Tym razem nie z wyprzedzeniem a o czasie. Wiosna w kwiecie, choć kwiaty i drzewa nadal czekają na swoje apogeum wzrostowe. Thom Browne po raz kolejny zabrał nas w podróż do niezwykłej krainy baśni i wyobraźni, którą co sezon ze swojej głowy przekłada na kolekcje. Zaproponował schludne i estetyczne zestawy, w których królowały ponownie perfekcyjnie skrojone marynarki.
Kiedy ponownie dotarłam do momentu, w którym brakło mi inspiracji i innowacji w świecie sztuki i mody, moim oczom pojawił się Thom Browne z wiosenną kolekcją. Ubrania uszyte zostały z perfekcyjną precyzją i choć sprawiają wrażenie oksfordzkich uniformów, całość jest bardziej wariacją, a mundurki – punktem wyjścia. Do klasycznych zestawów dodane zostały płaszcze, które przywołują markę Burberry. Całość, natomiast, wykracza znacznie bardziej z poukładanej rzeczywistości.
Widać to już na początku, kiedy to dwie modelki w imponująco wysokim meloniku oraz cylindrze otwierają wrota do innego świata, który przez najbliższe minuty uzyska symbiozę z naszym światem. Pomiędzy drzwiami pozostawiony został jamnik, zamknięty w torebce (żeby była jasność – chodzi o kształt akcesoria).

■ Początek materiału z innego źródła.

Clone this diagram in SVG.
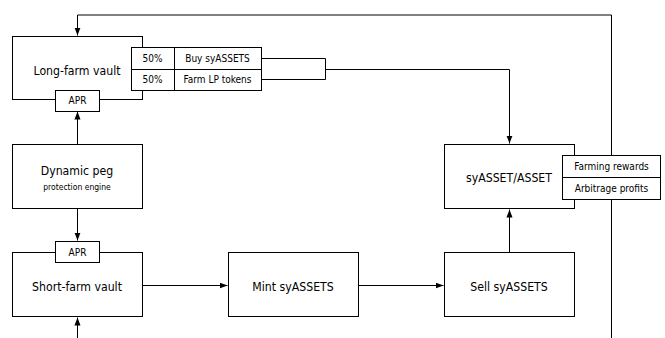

Za moment zostanie podniesiony przez modelki, które zsynchronizują swój chód, dopasowując go do tandemicznego jamnika.
W świecie Thoma Browne’a nie ma ograniczeń, o czym przekonuję się z każdym kolejnym lookiem. Za pierwszymi modelkami, wchodzą trzy kolejne osoby, również niosąc jedną (tym razem torebkokształtną) torebkę. Nie jest to pokaz, zapełniony wyłącznie modelkami lub modelami – ubrania, które tworzy 56-letni projektant to unisexy. Oczywiście dopasowane są do konkretnej figury, ale kształt i wzory są te same. Ile razy zdażyło się Wam zajrzeć na dział, który teoretycznie nie jest Wam dedykowany? Świat unisexów, to świat 2.0, w który powinniśmy już teraz wkraczać szerzej.
Geniuszu Browne’a nie da się nie brać na poważnie. Na widowni, oprócz gości, zasiadły pluszowe misie. Co więcej, w kolekcji znalazł się wielki cylinder, przypominający twarz pluszaka.
Wielkie kokardy, wielowarstwowość i przewaga szarości z mocniejszymi akcentami sprawia, że ubrania zyskują wielowymiarowość. To od Ciebie zależy, czy formalnie ustylizujesz się ubraniami Browne’a czy skłonisz się ku jego naturalnej frywolności.